== Problem to solve ==
Make an exact copy of all the entries below, with the pictures left out.

== Records ==
--

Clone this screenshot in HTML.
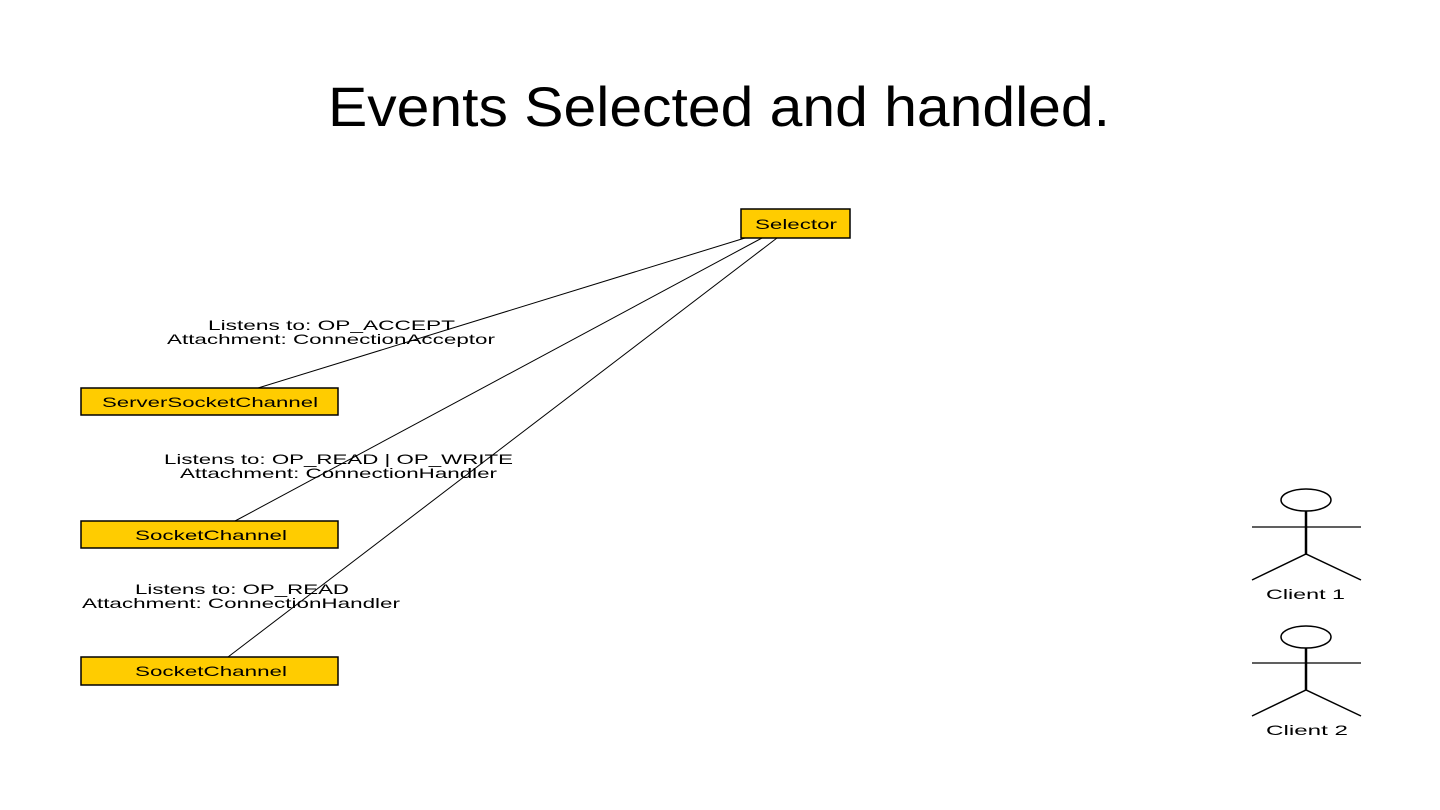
<!DOCTYPE html>
<html><head><meta charset="utf-8"><style>
html,body{margin:0;padding:0;background:#fff;}
svg{display:block;}
</style></head><body>
<svg width="1440" height="810" viewBox="0 0 1440 810" xmlns="http://www.w3.org/2000/svg">
<rect width="1440" height="810" fill="#fff"/>
<text x="328" y="126" textLength="782" lengthAdjust="spacingAndGlyphs" font-family="Liberation Sans, sans-serif" font-size="56" fill="#000">Events Selected and handled.</text>
<g stroke="#000" stroke-width="1" fill="none">
<line x1="745" y1="238" x2="258" y2="388"/>
<line x1="762" y1="238" x2="235" y2="521"/>
<line x1="777" y1="238" x2="228" y2="657"/>
</g>
<g fill="#FFCC00" stroke="#000" stroke-width="1.5">
<rect x="741" y="209" width="109" height="29"/>
<rect x="81" y="388" width="257" height="27"/>
<rect x="81" y="521" width="257" height="27"/>
<rect x="81" y="657" width="257" height="28"/>
</g>
<g font-family="Liberation Sans, sans-serif" font-size="14" fill="#000" lengthAdjust="spacingAndGlyphs">
<text x="755" y="229" textLength="82" lengthAdjust="spacingAndGlyphs">Selector</text>
<text x="102" y="407" textLength="216" lengthAdjust="spacingAndGlyphs">ServerSocketChannel</text>
<text x="135" y="540" textLength="152" lengthAdjust="spacingAndGlyphs">SocketChannel</text>
<text x="135" y="676" textLength="152" lengthAdjust="spacingAndGlyphs">SocketChannel</text>
<text x="208" y="330" textLength="247" lengthAdjust="spacingAndGlyphs">Listens to: OP_ACCEPT</text>
<text x="167" y="344" textLength="328" lengthAdjust="spacingAndGlyphs">Attachment: ConnectionAcceptor</text>
<text x="164" y="464" textLength="349" lengthAdjust="spacingAndGlyphs">Listens to: OP_READ | OP_WRITE</text>
<text x="180" y="478" textLength="317" lengthAdjust="spacingAndGlyphs">Attachment: ConnectionHandler</text>
<text x="135" y="594" textLength="214" lengthAdjust="spacingAndGlyphs">Listens to: OP_READ</text>
<text x="82" y="608" textLength="318" lengthAdjust="spacingAndGlyphs">Attachment: ConnectionHandler</text>
<text x="1266" y="599" textLength="79" lengthAdjust="spacingAndGlyphs">Client 1</text>
<text x="1266" y="735" textLength="82" lengthAdjust="spacingAndGlyphs">Client 2</text>
</g>
<g stroke="#000" fill="none">
<ellipse cx="1306" cy="500" rx="25" ry="11" stroke-width="1.5"/>
<line x1="1306" y1="511" x2="1306" y2="555" stroke-width="2.5"/>
<line x1="1252" y1="527" x2="1361" y2="527" stroke-width="1.2"/>
<polyline points="1252,580 1306,554 1361,580" stroke-width="1.5"/>
<ellipse cx="1306" cy="637" rx="25" ry="11" stroke-width="1.5"/>
<line x1="1306" y1="648" x2="1306" y2="690" stroke-width="2.5"/>
<line x1="1252" y1="663" x2="1361" y2="663" stroke-width="1.2"/>
<polyline points="1252,716 1306,690 1361,716" stroke-width="1.5"/>
</g>
</svg>
</body></html>
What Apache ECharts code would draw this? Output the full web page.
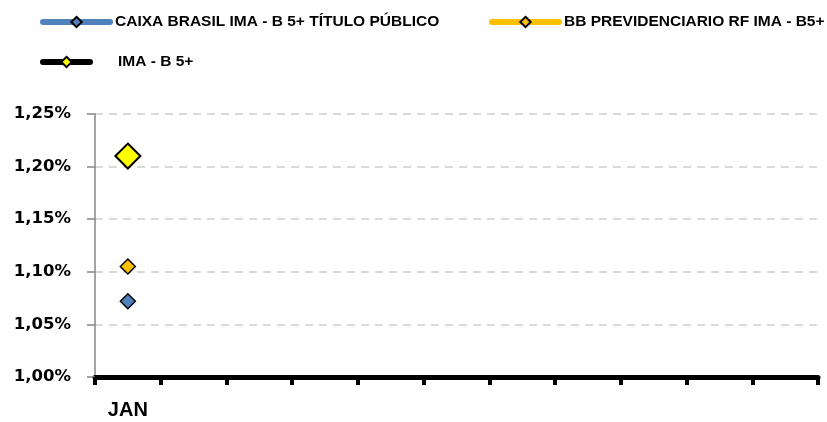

--

== Result for this exercise ==
Clone this screenshot in HTML.
<!DOCTYPE html>
<html><head><meta charset="utf-8"><style>
html,body{margin:0;padding:0;background:#fff;}
svg{display:block;}
</style></head><body>
<svg width="1440" height="810" viewBox="0 0 1440 810" xmlns="http://www.w3.org/2000/svg">
<rect width="1440" height="810" fill="#fff"/>
<text x="328" y="126" textLength="782" lengthAdjust="spacingAndGlyphs" font-family="Liberation Sans, sans-serif" font-size="56" fill="#000">Events Selected and handled.</text>
<g stroke="#000" stroke-width="1" fill="none">
<line x1="745" y1="238" x2="258" y2="388"/>
<line x1="762" y1="238" x2="235" y2="521"/>
<line x1="777" y1="238" x2="228" y2="657"/>
</g>
<g fill="#FFCC00" stroke="#000" stroke-width="1.5">
<rect x="741" y="209" width="109" height="29"/>
<rect x="81" y="388" width="257" height="27"/>
<rect x="81" y="521" width="257" height="27"/>
<rect x="81" y="657" width="257" height="28"/>
</g>
<g font-family="Liberation Sans, sans-serif" font-size="14" fill="#000" lengthAdjust="spacingAndGlyphs">
<text x="755" y="229" textLength="82" lengthAdjust="spacingAndGlyphs">Selector</text>
<text x="102" y="407" textLength="216" lengthAdjust="spacingAndGlyphs">ServerSocketChannel</text>
<text x="135" y="540" textLength="152" lengthAdjust="spacingAndGlyphs">SocketChannel</text>
<text x="135" y="676" textLength="152" lengthAdjust="spacingAndGlyphs">SocketChannel</text>
<text x="208" y="330" textLength="247" lengthAdjust="spacingAndGlyphs">Listens to: OP_ACCEPT</text>
<text x="167" y="344" textLength="328" lengthAdjust="spacingAndGlyphs">Attachment: ConnectionAcceptor</text>
<text x="164" y="464" textLength="349" lengthAdjust="spacingAndGlyphs">Listens to: OP_READ | OP_WRITE</text>
<text x="180" y="478" textLength="317" lengthAdjust="spacingAndGlyphs">Attachment: ConnectionHandler</text>
<text x="135" y="594" textLength="214" lengthAdjust="spacingAndGlyphs">Listens to: OP_READ</text>
<text x="82" y="608" textLength="318" lengthAdjust="spacingAndGlyphs">Attachment: ConnectionHandler</text>
<text x="1266" y="599" textLength="79" lengthAdjust="spacingAndGlyphs">Client 1</text>
<text x="1266" y="735" textLength="82" lengthAdjust="spacingAndGlyphs">Client 2</text>
</g>
<g stroke="#000" fill="none">
<ellipse cx="1306" cy="500" rx="25" ry="11" stroke-width="1.5"/>
<line x1="1306" y1="511" x2="1306" y2="555" stroke-width="2.5"/>
<line x1="1252" y1="527" x2="1361" y2="527" stroke-width="1.2"/>
<polyline points="1252,580 1306,554 1361,580" stroke-width="1.5"/>
<ellipse cx="1306" cy="637" rx="25" ry="11" stroke-width="1.5"/>
<line x1="1306" y1="648" x2="1306" y2="690" stroke-width="2.5"/>
<line x1="1252" y1="663" x2="1361" y2="663" stroke-width="1.2"/>
<polyline points="1252,716 1306,690 1361,716" stroke-width="1.5"/>
</g>
</svg>
</body></html>
What Apache ECharts code would draw this? Output the full web page.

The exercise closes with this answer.